Pero había, más allá del poder y de la política, una generación (o parte de ella, porque el movimiento fue esencialmente capitalino con extensiones aisladas en provincia) que quería romper la cortina de nopal y hacer suya esa historia que se estaba viviendo más allá, en un mundo que parecía entonces cercano y extraño. El 68 fue también la nostalgia de lo que aún no se había vivido, pero que ya se estaba viviendo en el mundo.
Y alrededor se vivía desde la experimentación con las drogas y el amor libre hasta la guerra de guerrillas, desde la propuesta de llevar la imaginación al poder hasta la violencia más pragmática rodeada de una aureola de misticismo. Se trató de tropicalizarlo, atraerlo a nuestra realidad, aunque viviéramos entonces en parámetros diferentes a los de muchos de los que vivían, sufrían o disfrutaban esos fenómenos sociales, culturales, políticos que no dejaban de ser, son aún hoy, fascinantes.
Pero como nunca se hizo justicia, algo imprescindible para convertir un mito en historia, seguiremos reinventando el 68 a pesar de que cada día está más lejos en nuestra historia y nuestra memoria.

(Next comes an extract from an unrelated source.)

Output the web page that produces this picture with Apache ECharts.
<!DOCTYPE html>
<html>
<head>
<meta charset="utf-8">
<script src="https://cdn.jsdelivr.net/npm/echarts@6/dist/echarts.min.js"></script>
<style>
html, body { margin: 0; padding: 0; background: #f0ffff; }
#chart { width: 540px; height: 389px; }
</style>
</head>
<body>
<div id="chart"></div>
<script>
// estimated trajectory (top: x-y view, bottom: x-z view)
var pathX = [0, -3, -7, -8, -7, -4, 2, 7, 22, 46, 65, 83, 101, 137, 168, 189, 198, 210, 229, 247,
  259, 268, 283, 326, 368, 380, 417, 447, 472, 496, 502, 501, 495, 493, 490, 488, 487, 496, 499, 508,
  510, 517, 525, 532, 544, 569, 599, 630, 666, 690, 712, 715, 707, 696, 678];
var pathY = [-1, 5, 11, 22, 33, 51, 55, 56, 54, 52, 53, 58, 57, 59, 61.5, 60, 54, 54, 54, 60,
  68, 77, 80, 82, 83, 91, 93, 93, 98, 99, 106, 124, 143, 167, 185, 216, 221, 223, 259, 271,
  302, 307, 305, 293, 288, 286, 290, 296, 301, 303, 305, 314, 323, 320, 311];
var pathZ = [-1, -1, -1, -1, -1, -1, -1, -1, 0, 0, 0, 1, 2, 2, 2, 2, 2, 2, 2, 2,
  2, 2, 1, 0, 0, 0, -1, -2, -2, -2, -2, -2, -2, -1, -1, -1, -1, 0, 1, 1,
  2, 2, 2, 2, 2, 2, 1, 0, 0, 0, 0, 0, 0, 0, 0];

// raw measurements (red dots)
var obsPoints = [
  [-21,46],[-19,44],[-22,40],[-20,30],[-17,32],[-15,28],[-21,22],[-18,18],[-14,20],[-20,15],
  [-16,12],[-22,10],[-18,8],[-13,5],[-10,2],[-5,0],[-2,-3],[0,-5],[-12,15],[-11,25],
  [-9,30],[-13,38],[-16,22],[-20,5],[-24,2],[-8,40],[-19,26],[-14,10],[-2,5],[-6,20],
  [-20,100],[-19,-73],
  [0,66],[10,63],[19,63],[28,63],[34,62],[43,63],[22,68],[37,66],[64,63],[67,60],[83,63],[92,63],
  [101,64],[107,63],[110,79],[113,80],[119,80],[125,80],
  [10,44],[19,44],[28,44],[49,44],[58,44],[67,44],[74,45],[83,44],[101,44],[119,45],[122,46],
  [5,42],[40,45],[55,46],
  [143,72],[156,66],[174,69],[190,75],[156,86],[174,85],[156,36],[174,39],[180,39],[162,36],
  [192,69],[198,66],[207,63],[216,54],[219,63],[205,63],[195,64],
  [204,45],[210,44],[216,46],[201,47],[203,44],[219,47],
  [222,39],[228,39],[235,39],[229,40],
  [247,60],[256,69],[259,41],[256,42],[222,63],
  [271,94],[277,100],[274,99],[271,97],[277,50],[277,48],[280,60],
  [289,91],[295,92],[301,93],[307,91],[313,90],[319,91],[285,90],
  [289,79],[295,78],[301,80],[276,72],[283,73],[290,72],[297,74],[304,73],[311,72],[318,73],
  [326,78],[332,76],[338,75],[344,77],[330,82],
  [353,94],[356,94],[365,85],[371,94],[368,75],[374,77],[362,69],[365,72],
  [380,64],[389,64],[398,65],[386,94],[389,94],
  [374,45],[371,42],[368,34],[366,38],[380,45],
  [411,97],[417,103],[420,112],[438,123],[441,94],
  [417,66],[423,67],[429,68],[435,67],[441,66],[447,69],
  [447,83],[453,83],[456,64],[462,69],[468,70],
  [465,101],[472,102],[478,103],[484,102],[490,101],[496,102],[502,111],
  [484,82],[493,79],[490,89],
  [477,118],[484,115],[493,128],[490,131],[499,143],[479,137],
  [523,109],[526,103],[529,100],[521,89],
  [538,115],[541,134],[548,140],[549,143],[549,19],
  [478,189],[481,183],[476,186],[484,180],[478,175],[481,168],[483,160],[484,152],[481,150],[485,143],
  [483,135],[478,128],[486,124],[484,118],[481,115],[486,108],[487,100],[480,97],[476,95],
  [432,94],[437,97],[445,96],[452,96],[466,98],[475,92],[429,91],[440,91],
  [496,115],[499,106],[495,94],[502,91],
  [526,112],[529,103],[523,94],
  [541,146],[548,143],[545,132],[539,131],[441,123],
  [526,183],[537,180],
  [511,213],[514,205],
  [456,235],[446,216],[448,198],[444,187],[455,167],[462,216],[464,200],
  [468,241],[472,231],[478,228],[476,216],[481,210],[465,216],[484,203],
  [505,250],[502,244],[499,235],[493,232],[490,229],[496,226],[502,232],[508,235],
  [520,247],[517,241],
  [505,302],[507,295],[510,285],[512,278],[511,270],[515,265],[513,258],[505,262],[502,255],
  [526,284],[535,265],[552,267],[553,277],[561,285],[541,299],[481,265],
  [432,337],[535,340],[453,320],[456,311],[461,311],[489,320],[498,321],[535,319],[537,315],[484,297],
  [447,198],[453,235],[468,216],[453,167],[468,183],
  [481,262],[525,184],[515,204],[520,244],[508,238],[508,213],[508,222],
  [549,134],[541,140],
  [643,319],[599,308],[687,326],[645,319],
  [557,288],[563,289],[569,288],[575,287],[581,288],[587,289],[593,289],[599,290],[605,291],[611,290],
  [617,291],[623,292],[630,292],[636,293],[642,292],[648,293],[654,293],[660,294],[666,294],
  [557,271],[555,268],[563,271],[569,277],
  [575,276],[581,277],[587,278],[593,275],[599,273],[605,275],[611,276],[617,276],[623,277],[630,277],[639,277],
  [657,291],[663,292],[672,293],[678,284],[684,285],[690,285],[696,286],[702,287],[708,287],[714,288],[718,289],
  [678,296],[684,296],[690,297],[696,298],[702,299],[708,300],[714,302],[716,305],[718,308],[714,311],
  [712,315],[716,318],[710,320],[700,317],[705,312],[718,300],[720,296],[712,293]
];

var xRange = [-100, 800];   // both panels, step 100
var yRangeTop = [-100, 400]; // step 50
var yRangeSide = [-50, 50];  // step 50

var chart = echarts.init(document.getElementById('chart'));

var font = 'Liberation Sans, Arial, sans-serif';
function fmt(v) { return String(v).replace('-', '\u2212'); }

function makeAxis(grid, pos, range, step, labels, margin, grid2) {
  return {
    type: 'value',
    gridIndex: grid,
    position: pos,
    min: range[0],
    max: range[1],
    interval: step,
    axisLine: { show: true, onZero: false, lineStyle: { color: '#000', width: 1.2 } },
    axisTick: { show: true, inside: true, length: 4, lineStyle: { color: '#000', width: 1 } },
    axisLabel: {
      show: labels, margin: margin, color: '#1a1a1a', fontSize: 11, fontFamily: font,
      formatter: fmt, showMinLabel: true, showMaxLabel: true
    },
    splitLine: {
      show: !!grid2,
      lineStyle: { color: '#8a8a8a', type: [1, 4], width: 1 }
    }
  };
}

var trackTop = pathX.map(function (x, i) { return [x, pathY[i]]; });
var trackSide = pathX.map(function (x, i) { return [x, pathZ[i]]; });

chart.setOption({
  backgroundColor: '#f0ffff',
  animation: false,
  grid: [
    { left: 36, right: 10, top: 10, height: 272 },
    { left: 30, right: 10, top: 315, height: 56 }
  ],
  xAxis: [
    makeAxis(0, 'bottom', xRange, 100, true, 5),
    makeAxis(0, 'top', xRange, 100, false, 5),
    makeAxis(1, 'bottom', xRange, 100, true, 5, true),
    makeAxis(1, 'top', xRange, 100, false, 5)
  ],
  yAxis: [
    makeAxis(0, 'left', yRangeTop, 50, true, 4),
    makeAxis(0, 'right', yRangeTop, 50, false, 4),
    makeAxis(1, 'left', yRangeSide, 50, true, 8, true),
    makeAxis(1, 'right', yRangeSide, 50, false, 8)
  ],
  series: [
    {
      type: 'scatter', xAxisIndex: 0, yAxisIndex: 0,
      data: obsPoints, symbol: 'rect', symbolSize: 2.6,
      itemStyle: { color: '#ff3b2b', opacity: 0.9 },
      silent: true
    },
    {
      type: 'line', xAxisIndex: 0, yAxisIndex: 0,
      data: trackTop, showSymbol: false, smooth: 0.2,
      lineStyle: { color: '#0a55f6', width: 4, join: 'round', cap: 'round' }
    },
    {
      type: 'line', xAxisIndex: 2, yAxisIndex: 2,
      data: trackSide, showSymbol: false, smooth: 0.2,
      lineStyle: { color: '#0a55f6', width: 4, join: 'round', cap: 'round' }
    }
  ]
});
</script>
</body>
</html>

Del 2 de octubre del 68, sólo nos queda, en el mejor sentido de la palabra, el mito. Un mito es un relato de hechos maravillosos protagonizados por personajes sobrenaturales o extraordinarios, dice mi enciclopedia y para muchos eso sigue siendo el 68. En realidad todo fue bastante más prosaico: no tiene nada de maravilloso asesinar jóvenes en medio de un fuego cruzado entre fuerzas policiales, en realidad paramilitares, y militares (y contra algún que otro estudiante mal armado) que no se reconocen entre sí porque así se orquestó desde el poder; detener y abusar de decenas, centenares, de jóvenes inocentes y acabar con un movimiento que ya había pasado sus mejores momentos, para poder inaugurar en paz los Juegos Olímpicos que iniciarían días después.